--- Start ---

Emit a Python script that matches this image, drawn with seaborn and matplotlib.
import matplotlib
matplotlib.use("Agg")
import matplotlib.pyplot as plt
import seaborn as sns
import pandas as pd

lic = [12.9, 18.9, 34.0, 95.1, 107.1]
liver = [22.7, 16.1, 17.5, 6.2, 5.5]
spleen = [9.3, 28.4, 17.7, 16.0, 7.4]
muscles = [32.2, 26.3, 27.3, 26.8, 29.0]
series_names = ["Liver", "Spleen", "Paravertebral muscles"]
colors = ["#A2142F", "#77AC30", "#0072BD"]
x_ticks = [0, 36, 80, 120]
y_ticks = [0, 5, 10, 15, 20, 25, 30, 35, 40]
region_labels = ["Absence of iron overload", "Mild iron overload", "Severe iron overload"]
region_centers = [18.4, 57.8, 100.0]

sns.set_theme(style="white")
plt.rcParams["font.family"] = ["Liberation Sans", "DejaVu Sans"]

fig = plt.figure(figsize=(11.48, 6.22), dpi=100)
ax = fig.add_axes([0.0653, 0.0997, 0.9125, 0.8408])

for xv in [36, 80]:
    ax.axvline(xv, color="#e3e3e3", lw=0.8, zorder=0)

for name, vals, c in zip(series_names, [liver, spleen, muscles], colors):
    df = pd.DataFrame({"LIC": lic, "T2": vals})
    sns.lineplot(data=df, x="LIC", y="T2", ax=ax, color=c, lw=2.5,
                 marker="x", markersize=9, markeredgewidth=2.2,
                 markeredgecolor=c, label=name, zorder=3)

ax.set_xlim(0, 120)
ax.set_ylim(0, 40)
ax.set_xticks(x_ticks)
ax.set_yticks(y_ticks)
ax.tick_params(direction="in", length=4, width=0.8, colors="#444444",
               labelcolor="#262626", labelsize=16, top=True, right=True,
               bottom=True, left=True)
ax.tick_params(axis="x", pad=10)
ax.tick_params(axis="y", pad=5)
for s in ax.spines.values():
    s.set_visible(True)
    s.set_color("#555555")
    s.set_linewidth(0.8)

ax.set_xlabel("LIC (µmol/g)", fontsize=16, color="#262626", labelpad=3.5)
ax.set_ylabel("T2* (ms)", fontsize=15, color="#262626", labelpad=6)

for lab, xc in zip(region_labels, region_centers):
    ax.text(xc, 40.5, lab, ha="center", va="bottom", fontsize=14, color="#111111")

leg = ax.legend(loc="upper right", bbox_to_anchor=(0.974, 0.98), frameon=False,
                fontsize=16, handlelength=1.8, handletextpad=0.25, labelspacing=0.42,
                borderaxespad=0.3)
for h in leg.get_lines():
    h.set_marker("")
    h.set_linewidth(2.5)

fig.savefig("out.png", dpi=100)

--- End ---

Exercise description - Begin with the first line of the data above and, please, print each line exactly until you have printed the line containing "import pandas as pd"; print nothing else.

Result -
Emit a Python script that matches this image, drawn with seaborn and matplotlib.
import matplotlib
matplotlib.use("Agg")
import matplotlib.pyplot as plt
import seaborn as sns
import pandas as pd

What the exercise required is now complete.